:: MATERIAL FOR THIS EXERCISE ::
* * * * * * *

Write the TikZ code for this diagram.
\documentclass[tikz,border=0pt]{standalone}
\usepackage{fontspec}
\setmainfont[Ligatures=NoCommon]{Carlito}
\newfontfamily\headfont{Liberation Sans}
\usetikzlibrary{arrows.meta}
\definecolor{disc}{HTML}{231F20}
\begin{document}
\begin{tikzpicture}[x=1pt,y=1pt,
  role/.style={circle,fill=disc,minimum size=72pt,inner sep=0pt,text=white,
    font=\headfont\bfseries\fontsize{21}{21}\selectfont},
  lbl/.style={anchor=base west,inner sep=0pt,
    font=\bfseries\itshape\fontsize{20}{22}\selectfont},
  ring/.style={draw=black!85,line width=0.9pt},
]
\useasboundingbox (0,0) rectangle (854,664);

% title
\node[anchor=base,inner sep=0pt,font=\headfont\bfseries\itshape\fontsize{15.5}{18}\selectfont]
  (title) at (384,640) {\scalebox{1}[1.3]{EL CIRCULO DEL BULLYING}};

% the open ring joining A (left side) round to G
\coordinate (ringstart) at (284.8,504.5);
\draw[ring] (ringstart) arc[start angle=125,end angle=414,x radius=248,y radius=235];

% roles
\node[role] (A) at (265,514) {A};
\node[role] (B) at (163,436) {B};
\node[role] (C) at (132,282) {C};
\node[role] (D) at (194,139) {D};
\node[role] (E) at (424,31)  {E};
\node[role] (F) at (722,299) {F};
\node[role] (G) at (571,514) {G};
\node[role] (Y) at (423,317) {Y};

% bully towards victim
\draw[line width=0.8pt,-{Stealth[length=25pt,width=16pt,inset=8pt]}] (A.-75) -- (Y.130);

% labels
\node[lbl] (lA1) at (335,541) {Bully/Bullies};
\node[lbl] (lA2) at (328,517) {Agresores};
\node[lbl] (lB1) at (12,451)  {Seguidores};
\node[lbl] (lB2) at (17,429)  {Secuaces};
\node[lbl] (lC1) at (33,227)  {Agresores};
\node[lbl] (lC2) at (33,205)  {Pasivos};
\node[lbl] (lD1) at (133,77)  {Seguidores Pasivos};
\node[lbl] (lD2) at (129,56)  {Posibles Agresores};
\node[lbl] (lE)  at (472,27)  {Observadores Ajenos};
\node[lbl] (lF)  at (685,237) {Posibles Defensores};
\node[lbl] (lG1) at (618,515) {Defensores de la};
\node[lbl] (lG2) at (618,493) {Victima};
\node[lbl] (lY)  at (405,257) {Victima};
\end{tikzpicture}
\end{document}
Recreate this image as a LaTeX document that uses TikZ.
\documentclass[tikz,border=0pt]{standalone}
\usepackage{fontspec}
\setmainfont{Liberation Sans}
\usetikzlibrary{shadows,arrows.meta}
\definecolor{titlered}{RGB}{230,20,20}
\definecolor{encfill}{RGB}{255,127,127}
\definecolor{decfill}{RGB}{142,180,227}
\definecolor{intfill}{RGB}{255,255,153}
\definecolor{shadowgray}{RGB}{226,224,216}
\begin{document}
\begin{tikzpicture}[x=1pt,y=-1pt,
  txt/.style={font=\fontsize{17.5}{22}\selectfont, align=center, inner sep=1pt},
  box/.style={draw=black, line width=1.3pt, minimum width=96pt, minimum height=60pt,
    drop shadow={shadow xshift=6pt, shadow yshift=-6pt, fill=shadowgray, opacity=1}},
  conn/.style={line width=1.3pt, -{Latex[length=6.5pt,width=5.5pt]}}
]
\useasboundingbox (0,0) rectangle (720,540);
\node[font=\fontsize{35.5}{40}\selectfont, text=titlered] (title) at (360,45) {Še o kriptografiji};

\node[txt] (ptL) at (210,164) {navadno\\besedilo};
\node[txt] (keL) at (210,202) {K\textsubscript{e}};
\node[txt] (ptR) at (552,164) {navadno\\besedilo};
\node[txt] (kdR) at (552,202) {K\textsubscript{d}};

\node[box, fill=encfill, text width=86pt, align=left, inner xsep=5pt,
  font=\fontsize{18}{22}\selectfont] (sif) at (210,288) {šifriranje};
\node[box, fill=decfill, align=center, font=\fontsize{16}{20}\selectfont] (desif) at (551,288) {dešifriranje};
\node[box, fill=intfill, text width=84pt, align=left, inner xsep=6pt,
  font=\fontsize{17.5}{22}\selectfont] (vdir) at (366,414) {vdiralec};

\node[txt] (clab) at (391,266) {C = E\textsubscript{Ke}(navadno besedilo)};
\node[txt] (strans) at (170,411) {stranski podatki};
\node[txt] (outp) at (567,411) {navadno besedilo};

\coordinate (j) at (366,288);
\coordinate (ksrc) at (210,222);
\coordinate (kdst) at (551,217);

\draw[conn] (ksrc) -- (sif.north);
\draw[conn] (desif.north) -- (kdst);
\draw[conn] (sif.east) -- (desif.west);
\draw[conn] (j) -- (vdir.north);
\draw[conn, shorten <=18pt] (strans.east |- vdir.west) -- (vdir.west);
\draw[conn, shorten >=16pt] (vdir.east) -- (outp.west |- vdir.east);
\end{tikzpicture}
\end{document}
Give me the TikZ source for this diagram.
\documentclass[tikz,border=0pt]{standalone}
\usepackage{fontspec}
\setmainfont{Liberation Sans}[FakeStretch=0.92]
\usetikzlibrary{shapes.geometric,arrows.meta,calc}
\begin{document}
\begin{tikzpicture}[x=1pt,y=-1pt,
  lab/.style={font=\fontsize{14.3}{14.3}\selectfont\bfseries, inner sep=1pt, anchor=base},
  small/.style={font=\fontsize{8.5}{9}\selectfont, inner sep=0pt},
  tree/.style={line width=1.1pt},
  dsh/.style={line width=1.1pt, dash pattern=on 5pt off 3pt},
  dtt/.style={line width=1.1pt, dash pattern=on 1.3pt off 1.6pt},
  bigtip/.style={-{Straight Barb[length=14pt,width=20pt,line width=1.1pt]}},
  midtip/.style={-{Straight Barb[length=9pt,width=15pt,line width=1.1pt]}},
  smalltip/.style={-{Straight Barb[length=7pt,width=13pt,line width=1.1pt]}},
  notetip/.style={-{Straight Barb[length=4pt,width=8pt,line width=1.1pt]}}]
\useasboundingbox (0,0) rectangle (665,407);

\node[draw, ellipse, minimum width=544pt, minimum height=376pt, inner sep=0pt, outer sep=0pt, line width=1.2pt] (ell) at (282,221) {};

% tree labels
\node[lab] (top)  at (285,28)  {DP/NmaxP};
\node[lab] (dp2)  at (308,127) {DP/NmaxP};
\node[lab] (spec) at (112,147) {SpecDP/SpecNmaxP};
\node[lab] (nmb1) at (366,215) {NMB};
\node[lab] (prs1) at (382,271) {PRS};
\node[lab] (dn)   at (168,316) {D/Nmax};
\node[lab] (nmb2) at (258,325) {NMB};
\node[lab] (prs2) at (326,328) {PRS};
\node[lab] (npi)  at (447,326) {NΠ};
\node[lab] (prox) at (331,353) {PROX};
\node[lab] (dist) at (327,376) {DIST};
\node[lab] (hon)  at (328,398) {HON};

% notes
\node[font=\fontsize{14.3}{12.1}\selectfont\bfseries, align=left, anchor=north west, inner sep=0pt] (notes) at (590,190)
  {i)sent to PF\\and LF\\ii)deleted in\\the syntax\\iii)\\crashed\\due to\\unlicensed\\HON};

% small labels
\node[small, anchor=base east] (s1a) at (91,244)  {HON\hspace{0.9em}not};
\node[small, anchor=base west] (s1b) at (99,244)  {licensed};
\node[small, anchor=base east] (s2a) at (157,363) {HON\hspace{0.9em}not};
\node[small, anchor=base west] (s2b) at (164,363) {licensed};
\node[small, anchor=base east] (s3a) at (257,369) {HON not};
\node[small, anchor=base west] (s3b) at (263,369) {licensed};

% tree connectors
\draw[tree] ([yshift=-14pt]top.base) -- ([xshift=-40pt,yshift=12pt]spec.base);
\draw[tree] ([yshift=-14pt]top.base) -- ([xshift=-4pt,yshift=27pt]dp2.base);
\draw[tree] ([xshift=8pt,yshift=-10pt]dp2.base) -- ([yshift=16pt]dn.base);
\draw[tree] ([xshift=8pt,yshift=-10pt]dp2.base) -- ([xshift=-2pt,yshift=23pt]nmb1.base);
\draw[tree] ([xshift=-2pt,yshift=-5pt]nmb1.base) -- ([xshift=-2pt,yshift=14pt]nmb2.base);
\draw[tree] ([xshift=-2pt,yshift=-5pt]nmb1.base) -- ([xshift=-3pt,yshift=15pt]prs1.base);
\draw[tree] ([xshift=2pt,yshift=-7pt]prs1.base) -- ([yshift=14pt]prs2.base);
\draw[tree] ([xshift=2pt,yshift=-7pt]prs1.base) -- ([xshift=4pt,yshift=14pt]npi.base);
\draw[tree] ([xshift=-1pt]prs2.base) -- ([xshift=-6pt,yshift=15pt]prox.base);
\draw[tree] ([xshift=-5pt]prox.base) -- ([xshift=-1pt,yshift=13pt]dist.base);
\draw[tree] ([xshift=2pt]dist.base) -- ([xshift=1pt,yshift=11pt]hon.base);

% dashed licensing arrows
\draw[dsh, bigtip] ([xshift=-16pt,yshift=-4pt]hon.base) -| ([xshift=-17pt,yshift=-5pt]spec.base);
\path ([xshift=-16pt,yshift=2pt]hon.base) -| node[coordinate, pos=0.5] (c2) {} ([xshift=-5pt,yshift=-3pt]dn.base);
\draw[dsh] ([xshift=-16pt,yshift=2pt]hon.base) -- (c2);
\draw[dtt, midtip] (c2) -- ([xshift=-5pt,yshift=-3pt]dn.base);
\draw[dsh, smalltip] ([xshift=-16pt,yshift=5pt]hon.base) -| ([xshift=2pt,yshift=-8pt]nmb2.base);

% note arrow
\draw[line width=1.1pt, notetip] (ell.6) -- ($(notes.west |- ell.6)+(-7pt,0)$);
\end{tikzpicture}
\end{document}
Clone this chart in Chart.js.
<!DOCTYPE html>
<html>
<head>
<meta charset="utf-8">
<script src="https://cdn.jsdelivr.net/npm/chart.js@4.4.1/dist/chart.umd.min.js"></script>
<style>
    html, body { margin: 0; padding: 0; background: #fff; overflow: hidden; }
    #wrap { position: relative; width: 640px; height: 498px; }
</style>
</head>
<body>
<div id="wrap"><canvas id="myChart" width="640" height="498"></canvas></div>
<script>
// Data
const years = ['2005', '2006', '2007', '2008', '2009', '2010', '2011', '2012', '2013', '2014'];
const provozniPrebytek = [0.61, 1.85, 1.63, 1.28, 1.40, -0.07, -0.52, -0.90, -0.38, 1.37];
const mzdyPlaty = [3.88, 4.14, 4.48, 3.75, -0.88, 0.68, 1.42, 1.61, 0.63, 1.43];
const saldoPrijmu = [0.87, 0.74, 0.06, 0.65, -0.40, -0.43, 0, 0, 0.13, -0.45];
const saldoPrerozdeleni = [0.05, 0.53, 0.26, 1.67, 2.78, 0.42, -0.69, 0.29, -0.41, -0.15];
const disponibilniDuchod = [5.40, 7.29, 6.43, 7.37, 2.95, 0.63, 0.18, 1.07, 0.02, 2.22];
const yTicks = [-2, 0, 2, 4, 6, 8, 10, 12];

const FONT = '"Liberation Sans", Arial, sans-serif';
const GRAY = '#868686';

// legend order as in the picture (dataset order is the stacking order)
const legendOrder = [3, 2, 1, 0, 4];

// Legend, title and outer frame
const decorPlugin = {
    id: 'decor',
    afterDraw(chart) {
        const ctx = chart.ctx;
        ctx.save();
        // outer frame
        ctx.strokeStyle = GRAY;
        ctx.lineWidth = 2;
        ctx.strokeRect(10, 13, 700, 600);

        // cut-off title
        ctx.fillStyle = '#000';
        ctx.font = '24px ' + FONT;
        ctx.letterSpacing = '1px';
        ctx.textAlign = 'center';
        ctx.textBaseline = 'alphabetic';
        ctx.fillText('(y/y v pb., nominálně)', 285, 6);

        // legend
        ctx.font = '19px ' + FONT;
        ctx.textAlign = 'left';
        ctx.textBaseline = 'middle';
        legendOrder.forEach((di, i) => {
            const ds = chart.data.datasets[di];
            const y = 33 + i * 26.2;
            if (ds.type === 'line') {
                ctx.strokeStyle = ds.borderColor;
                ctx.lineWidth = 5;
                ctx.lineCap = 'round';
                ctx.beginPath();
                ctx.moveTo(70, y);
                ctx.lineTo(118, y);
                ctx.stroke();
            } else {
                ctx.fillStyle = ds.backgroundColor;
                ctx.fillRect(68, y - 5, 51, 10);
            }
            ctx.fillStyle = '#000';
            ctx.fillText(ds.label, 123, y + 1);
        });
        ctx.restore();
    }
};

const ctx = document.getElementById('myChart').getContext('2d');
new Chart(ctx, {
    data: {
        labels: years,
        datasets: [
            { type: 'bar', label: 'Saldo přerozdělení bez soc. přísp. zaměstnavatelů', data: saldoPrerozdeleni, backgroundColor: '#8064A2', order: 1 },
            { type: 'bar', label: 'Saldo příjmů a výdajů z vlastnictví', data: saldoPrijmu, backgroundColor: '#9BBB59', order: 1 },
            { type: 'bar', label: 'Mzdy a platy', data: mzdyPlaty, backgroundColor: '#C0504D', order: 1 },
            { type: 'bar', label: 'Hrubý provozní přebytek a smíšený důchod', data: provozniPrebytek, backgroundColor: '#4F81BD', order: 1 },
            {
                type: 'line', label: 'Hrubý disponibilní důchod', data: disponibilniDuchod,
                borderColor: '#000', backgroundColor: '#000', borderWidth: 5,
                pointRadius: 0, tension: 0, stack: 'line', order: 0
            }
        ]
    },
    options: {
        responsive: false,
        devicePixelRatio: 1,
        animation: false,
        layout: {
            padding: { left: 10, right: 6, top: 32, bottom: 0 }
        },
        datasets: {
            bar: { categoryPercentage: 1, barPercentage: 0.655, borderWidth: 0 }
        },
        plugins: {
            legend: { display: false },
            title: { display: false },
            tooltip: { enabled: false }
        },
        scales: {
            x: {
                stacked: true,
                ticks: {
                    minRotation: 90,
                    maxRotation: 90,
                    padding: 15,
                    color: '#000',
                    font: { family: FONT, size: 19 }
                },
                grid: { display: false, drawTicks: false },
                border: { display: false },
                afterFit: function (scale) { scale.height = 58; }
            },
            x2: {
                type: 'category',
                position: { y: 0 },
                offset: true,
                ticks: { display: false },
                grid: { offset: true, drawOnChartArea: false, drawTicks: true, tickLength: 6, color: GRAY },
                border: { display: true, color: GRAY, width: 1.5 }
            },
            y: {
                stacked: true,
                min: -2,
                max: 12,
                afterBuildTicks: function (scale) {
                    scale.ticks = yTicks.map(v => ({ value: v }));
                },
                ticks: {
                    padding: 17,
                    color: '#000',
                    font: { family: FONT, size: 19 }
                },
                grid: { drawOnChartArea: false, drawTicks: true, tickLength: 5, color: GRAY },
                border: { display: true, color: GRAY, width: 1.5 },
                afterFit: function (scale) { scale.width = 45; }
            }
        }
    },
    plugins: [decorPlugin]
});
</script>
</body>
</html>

* * * * * * *

:: WHAT THE TASK ASKS ::
Within the listing above, give again exactly every line from the line with "Give me the TikZ source for this diagram." through the line with "minimum width=544pt, minimum", both included, and no other line.

:: THE RESULT ::
Give me the TikZ source for this diagram.
\documentclass[tikz,border=0pt]{standalone}
\usepackage{fontspec}
\setmainfont{Liberation Sans}[FakeStretch=0.92]
\usetikzlibrary{shapes.geometric,arrows.meta,calc}
\begin{document}
\begin{tikzpicture}[x=1pt,y=-1pt,
  lab/.style={font=\fontsize{14.3}{14.3}\selectfont\bfseries, inner sep=1pt, anchor=base},
  small/.style={font=\fontsize{8.5}{9}\selectfont, inner sep=0pt},
  tree/.style={line width=1.1pt},
  dsh/.style={line width=1.1pt, dash pattern=on 5pt off 3pt},
  dtt/.style={line width=1.1pt, dash pattern=on 1.3pt off 1.6pt},
  bigtip/.style={-{Straight Barb[length=14pt,width=20pt,line width=1.1pt]}},
  midtip/.style={-{Straight Barb[length=9pt,width=15pt,line width=1.1pt]}},
  smalltip/.style={-{Straight Barb[length=7pt,width=13pt,line width=1.1pt]}},
  notetip/.style={-{Straight Barb[length=4pt,width=8pt,line width=1.1pt]}}]
\useasboundingbox (0,0) rectangle (665,407);

\node[draw, ellipse, minimum width=544pt, minimum height=376pt, inner sep=0pt, outer sep=0pt, line width=1.2pt] (ell) at (282,221) {};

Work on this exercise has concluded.